Softening demand from China put downward pressure on commodity prices last week.

The driver behind the sharp drop in the ferrous index was falling iron ore prices. Iron ore prices took off earlier this year, approaching $80 per metric ton on the expectation of further Chinese stimulus. With the hoped-for stimulus looking less likely, fundamentals are reasserting themselves. Chinese iron ore port stocks are relatively high, while ore shipments to China have begun to slow—both are signs of weaker demand, which is undercutting prices.
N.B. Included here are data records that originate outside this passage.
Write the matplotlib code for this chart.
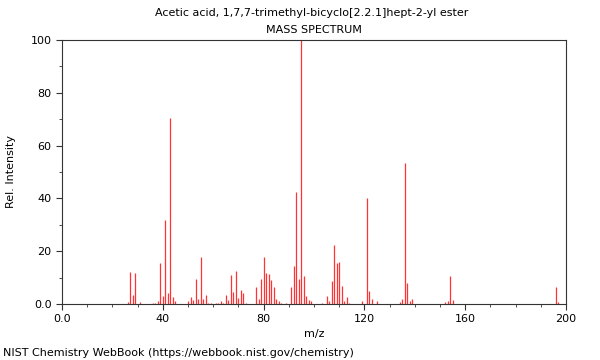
import matplotlib
matplotlib.use("Agg")
import matplotlib.pyplot as plt
from matplotlib.ticker import MultipleLocator, FixedFormatter, FixedLocator

title = "Acetic acid, 1,7,7-trimethyl-bicyclo[2.2.1]hept-2-yl ester"

mz = [26, 27, 28, 29, 31, 36, 37, 38, 39, 40, 41, 42, 43, 44, 45,
      50, 51, 52, 53, 54, 55, 56, 57, 58, 59, 61, 62, 63, 64, 65, 66, 67, 68, 69, 70, 71, 72, 73,
      77, 78, 79, 80, 81, 82, 83, 84, 85, 86, 87, 89, 91, 92, 93, 94, 95, 96, 97, 98, 99,
      103, 105, 106, 107, 108, 109, 110, 111, 112, 113, 114, 119, 121, 122, 123, 125,
      134, 135, 136, 137, 138, 139, 152, 153, 154, 155, 196, 197]
intensity = [0.8, 12.3, 3.4, 11.6, 0.8, 0.3, 0.5, 1.0, 15.6, 3.2, 32.0, 4.3, 70.5, 2.5, 1.1,
             1.1, 2.8, 1.5, 9.5, 1.9, 17.9, 2.0, 3.4, 0.4, 0.5, 0.4, 0.4, 1.0, 0.5, 3.4, 1.5, 11.0, 4.5, 12.5, 2.4, 5.3, 4.2, 0.4,
             6.6, 1.8, 9.5, 17.9, 11.6, 11.2, 9.1, 6.6, 2.0, 1.0, 0.5, 0.4, 6.3, 14.5, 42.4, 9.3, 100.0, 10.6, 3.0, 1.5, 1.3,
             0.5, 3.0, 1.0, 8.6, 22.3, 15.4, 16.0, 6.8, 1.0, 2.8, 0.4, 1.0, 40.0, 5.0, 2.0, 1.0,
             0.8, 1.9, 53.5, 8.0, 1.0, 2.0, 0.6, 1.0, 10.6, 1.5, 6.4, 0.8]

fig = plt.figure(figsize=(6, 3.6), dpi=100)
ax = fig.add_axes([62 / 600, 1 - 304 / 360, 504 / 600, 264 / 360])

ax.vlines(mz, 0, intensity, colors="#ff3333", linewidth=0.9)

ax.set_xlim(0, 200)
ax.set_ylim(0, 100)
ax.xaxis.set_major_locator(FixedLocator([0, 40, 80, 120, 160, 200]))
ax.xaxis.set_major_formatter(FixedFormatter(["0.0", "40", "80", "120", "160", "200"]))
ax.xaxis.set_minor_locator(MultipleLocator(10))
ax.yaxis.set_major_locator(FixedLocator([0, 20, 40, 60, 80, 100]))
ax.yaxis.set_major_formatter(FixedFormatter(["0.0", "20", "40", "60", "80", "100"]))
ax.yaxis.set_minor_locator(MultipleLocator(10))
ax.tick_params(labelsize=8, length=4, color="#333333")
ax.tick_params(which="minor", length=2, color="#333333")
for s in ax.spines.values():
    s.set_color("#333333")

ax.set_xlabel("m/z", fontsize=8, labelpad=3)
ax.set_ylabel("Rel. Intensity", fontsize=8, labelpad=10.5)

fig.text(312 / 600, 1 - 13 / 360, title, ha="center", va="center", fontsize=8)
fig.text(314 / 600, 1 - 30 / 360, "MASS SPECTRUM", ha="center", va="center", fontsize=8)
fig.text(3 / 600, 1 - 353 / 360, "NIST Chemistry WebBook (https://webbook.nist.gov/chemistry)",
         ha="left", va="center", fontsize=8)

fig.savefig("out.png", dpi=100)
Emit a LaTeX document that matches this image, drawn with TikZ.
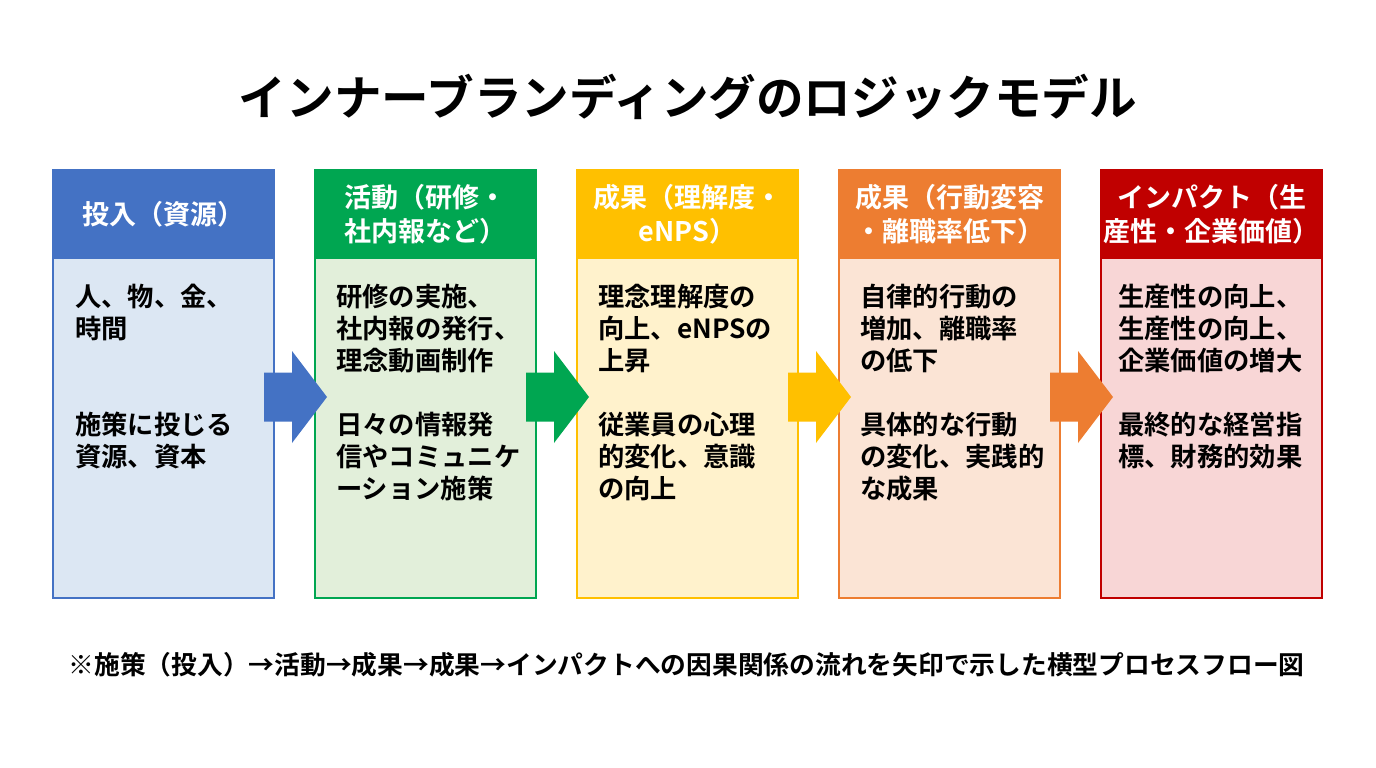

Signs of decelerating growth are also beginning to surface in Chinese macroeconomic data. The Caixin General Services PMI fell to 51.8, a decline of 1.5 from February, as new order activity fell. This follows the March Caixin PMI Manufacturing Index that also showed a slowdown in growth. Apart from somewhat disappointing Chinese data, markets are also having to deal with more inflammatory rhetoric and actions on the trade front. Tit-for-tat trade actions by the United States and China and additional US sanctions on Russia have continued to unsettle markets. Even though the March PMI manufacturing numbers in the United States and the Eurozone were solid, this good news was not enough to reassure markets that are growing increasingly nervous about a possible full-blown trade war. Indeed, commodity markets are signaling that trade developments may soon threaten the expansion.